SteveThePirate said:


> I think that's just the BBC web domain's fault as i pinged it too just to see and it took longer than yours to receive each packet but if you ping google.com or facebook.com it's instantaneous almost.
> 
> Am i right in saying that this issue isn't just limited to Firefox? Disabling IPv6 on ubuntu i believe will not have an effect of any sort on any other OS or router hardware, have you had a look at the link i gave you with those commands?
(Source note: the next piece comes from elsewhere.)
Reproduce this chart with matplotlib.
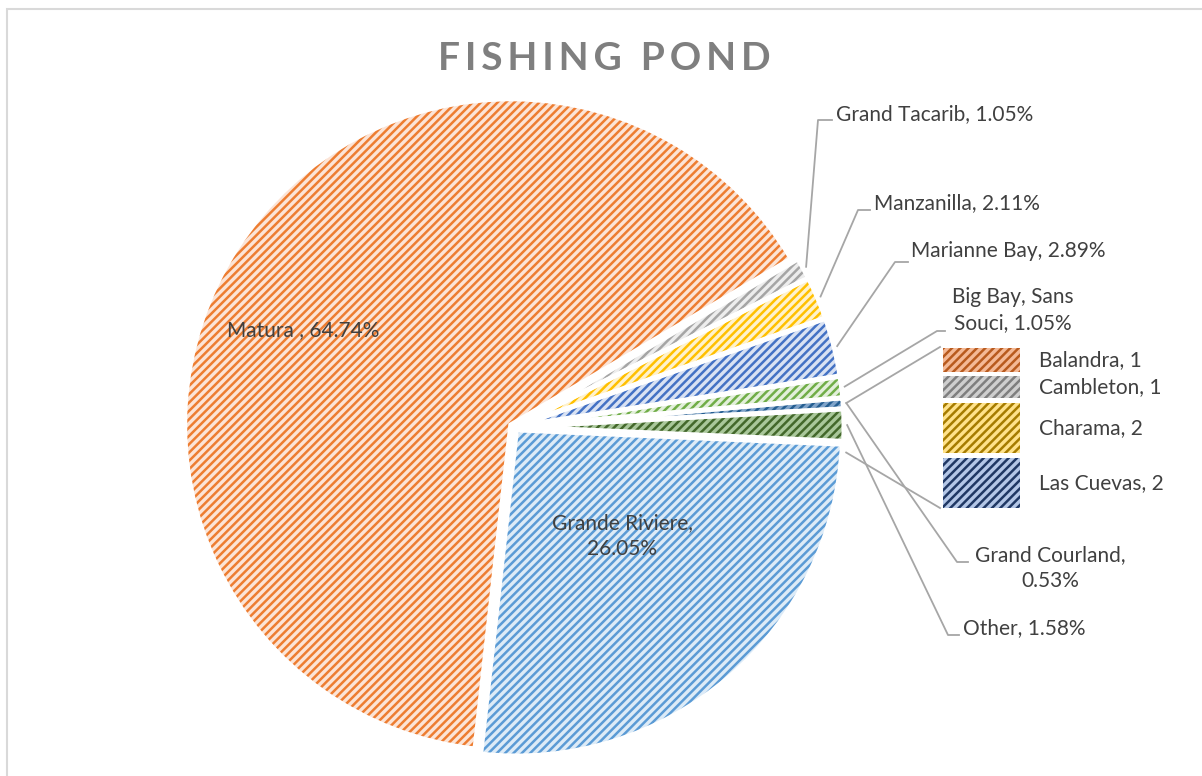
import numpy as np
import matplotlib.pyplot as plt
from matplotlib.patches import Rectangle

plt.rcParams['font.family'] = ['Lato', 'DejaVu Sans']
plt.rcParams['hatch.linewidth'] = 1.8

# slices, clockwise from the bottom edge of Matura
names = ["Matura ", "Grand Tacarib", "Manzanilla", "Marianne Bay",
         "Big Bay, Sans Souci", "Grand Courland", "Other", "Grande Riviere"]
shares = [64.74, 1.05, 2.11, 2.89, 1.05, 0.53, 1.58, 26.05]
line_colors = ["#ED7D31", "#A5A5A5", "#FFC000", "#4472C4",
               "#70AD47", "#255E91", "#43682B", "#5B9BD5"]
fill_colors = ["#FCE4D6", "#EDEDED", "#FFF2CC", "#D9E2F3",
               "#E2EFDA", "#7FA3C9", "#A9C79A", "#DDEBF7"]

# legend entries
legend_names = ["Balandra", "Cambleton", "Charama", "Las Cuevas"]
legend_counts = [1, 1, 2, 2]
legend_lines = ["#B85A1E", "#7F7F7F", "#A67C00", "#203864"]
legend_fills = ["#F4B996", "#CFCFCF", "#FFE28A", "#B4C7E7"]

W, H = 1202, 776
R = 326.0        # pie radius in pixels
CX, CY = 514, 427  # pie centre in pixels (from top)


def px(x, y):
    # pixel position (from top-left) -> data units of the pie axes
    return (x - CX) / R, (CY - y) / R


def fx(x):
    return x / W


def fy(y):
    return 1 - y / H


fig = plt.figure(figsize=(W / 100, H / 100), dpi=100)
ax = fig.add_axes([(CX - 1.2 * R) / W, (H - CY - 1.2 * R) / H, 2.4 * R / W, 2.4 * R / H])

explode = [0.012] * len(shares)
start = 90 - 186.3
wedges, _ = ax.pie(shares, colors=fill_colors, startangle=start, counterclock=False,
                   explode=explode, radius=1.0,
                   wedgeprops=dict(linewidth=0))
for w, lc in zip(wedges, line_colors):
    w.set_hatch("////")
    w.set_edgecolor(lc)
    w.set_linewidth(0)
# white separators on top
ax.pie(shares, colors=["none"] * len(shares), startangle=start, counterclock=False,
       explode=explode, radius=1.0,
       wedgeprops=dict(linewidth=3.5, edgecolor="white", fill=False))
ax.set_xlim(-1.2, 1.2)
ax.set_ylim(-1.2, 1.2)
ax.set_aspect("auto")
ax.axis("off")

txt = "#404040"
fs = 15


def label(i):
    return f"{names[i]}, {shares[i]:.2f}%"


def edge_point(i, r=1.01, frac=0.5):
    w = wedges[i]
    a = np.radians(w.theta1 + (w.theta2 - w.theta1) * frac)
    e = explode[i]
    return (r + e) * np.cos(a), (r + e) * np.sin(a)


# inside labels
ax.text(*px(303, 330), label(0), ha="center", va="center", fontsize=fs, color=txt)
ax.text(*px(622, 536), "Grande Riviere,\n" + f"{shares[7]:.2f}%", ha="center", va="center",
        fontsize=fs, color=txt, linespacing=1.35)

# outside labels with leader lines: (slice, elbow, line end, text pos, text, ha)
outside = [
    (1, (818, 120), (832, 120), (836, 114), label(1), "left"),
    (2, (858, 210), (870, 210), (874, 203), label(2), "left"),
    (3, (895, 262), (908, 262), (911, 251), label(3), "left"),
    (4, (937, 331), (945, 331), (1013, 310), "Big Bay, Sans\nSouci, " + f"{shares[4]:.2f}%", "center"),
    (5, (957, 562), (968, 562), (1050, 568), "Grand Courland,\n" + f"{shares[5]:.2f}%", "center"),
    (6, (948, 635), (959, 635), (963, 628), label(6), "left"),
]
lc = "#A6A6A6"
for i, elbow, end, tpos, s, ha in outside:
    x0, y0 = edge_point(i)
    x1, y1 = px(*elbow)
    x2, y2 = px(*end)
    ax.plot([x0, x1, x2], [y0, y1, y2], color=lc, lw=1.3, clip_on=False)
    ax.text(*px(*tpos), s, ha=ha, va="center", fontsize=fs, color=txt,
            linespacing=1.35, multialignment="center")

# leaders running under the legend
for i, frac, end in [(5, 0.5, (940, 347)), (7, 0.98, (940, 508))]:
    x0, y0 = edge_point(i, frac=frac)
    x1, y1 = px(*end)
    ax.plot([x0, x1], [y0, y1], color=lc, lw=1.3, clip_on=False)

# legend
boxes = [(348, 372), (376, 398), (403, 453), (458, 508)]
for (top, bot), nm, cnt, lcol, fcol in zip(boxes, legend_names, legend_counts,
                                           legend_lines, legend_fills):
    fig.add_artist(Rectangle((fx(943), fy(bot)), fx(1020) - fx(943), fy(top) - fy(bot),
                             transform=fig.transFigure, facecolor=fcol, edgecolor=lcol,
                             hatch="////", linewidth=0))
    fig.text(fx(1039), fy((top + bot) / 2), f"{nm}, {cnt}", ha="left", va="center",
             fontsize=fs, color=txt)

# title
title = "\u2009".join("FISHING") + "  " + "\u2009".join("POND")
fig.text(fx(604), fy(59), title, ha="center", va="center", fontsize=28,
         fontweight="bold", color="#7F7F7F")

# chart area border
fig.add_artist(Rectangle((fx(7), fy(H + 5)), fx(W + 5) - fx(7), fy(9) - fy(H + 5),
                         transform=fig.transFigure, fill=False, edgecolor="#D9D9D9",
                         linewidth=1.5))

fig.savefig("out.png", dpi=100)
Just tried pinging google.com and results were instant! I hope that disabling ipv6 will help
because I'm running out on ideas. Connection is wired, so no wireless problems, maybe ghostery may help.


----------



## Gdn8Melbourne

*Re: Slow internet in Ubuntu*

I'll try out disabling ipv6 as soon i will get home. 
But you know i have adblock+ in chrome, still it doesn't even open the home page. And now i can not only open these - skydrive.outlook,deviant,tsf.


----------



## Gdn8Melbourne

*Re: Slow internet in Ubuntu*

Though I should confess that deviant would open until i used bleachbit and chrome updated


----------



## Gdn8Melbourne

*Re: Slow internet in Ubuntu*

Problem got serious  I tried the liveusb and from there I can open any site from any browser with ad/without ad within seconds  Same internet connection settings.
What to do?


----------



## Gdn8Melbourne

*Re: Slow internet in Ubuntu*

Now this si weird or what 
After testing from the liveusb, I thought why the hell it won't work in hdd. So i just booted into ubuntu and deleted the dsl setting and recreated the same  and see I'm writing from there 
any guess what happened there?


----------



## hal8000

*Re: Slow internet in Ubuntu*



Gdn8Melbourne said:


> Now this si weird or what
> After testing from the liveusb, I thought why the hell it won't work in hdd. So i just booted into ubuntu and deleted the dsl setting and recreated the same  and see I'm writing from there
> any guess what happened there?


I'm not sure I understand you.
Are you saying it worked ok from Live USB (no delay).
Now you've deleted the DSL settings and are things ok now? (No delays)


----------



## Gdn8Melbourne

*Re: Slow internet in Ubuntu*

Okay so as you said you had no prob with net while trying from liveusb, i thought to try that too. And it worked flawlessly. With same network configuration as in the installed ubuntu. So i wondered if it works in liveusb, why it won't work in the pc? So I just deleted the dsl settings in the installed ubuntu and re-created it. And it became flawless  I can open any page now without delay  I'm even writing from ubuntu which I never could.
Not sure what went wrong  any idea? 
I only used bleachbit system cleaner and updated google chrome before the net became sluggish.


----------



## hal8000

OK, I can only think that some program must have modified your network connection.
Anyway, at least you sorted it, I've marked this thread as [Solved] now.


----------



## Gdn8Melbourne

Ah sure  Thanks a lot for cooperating


----------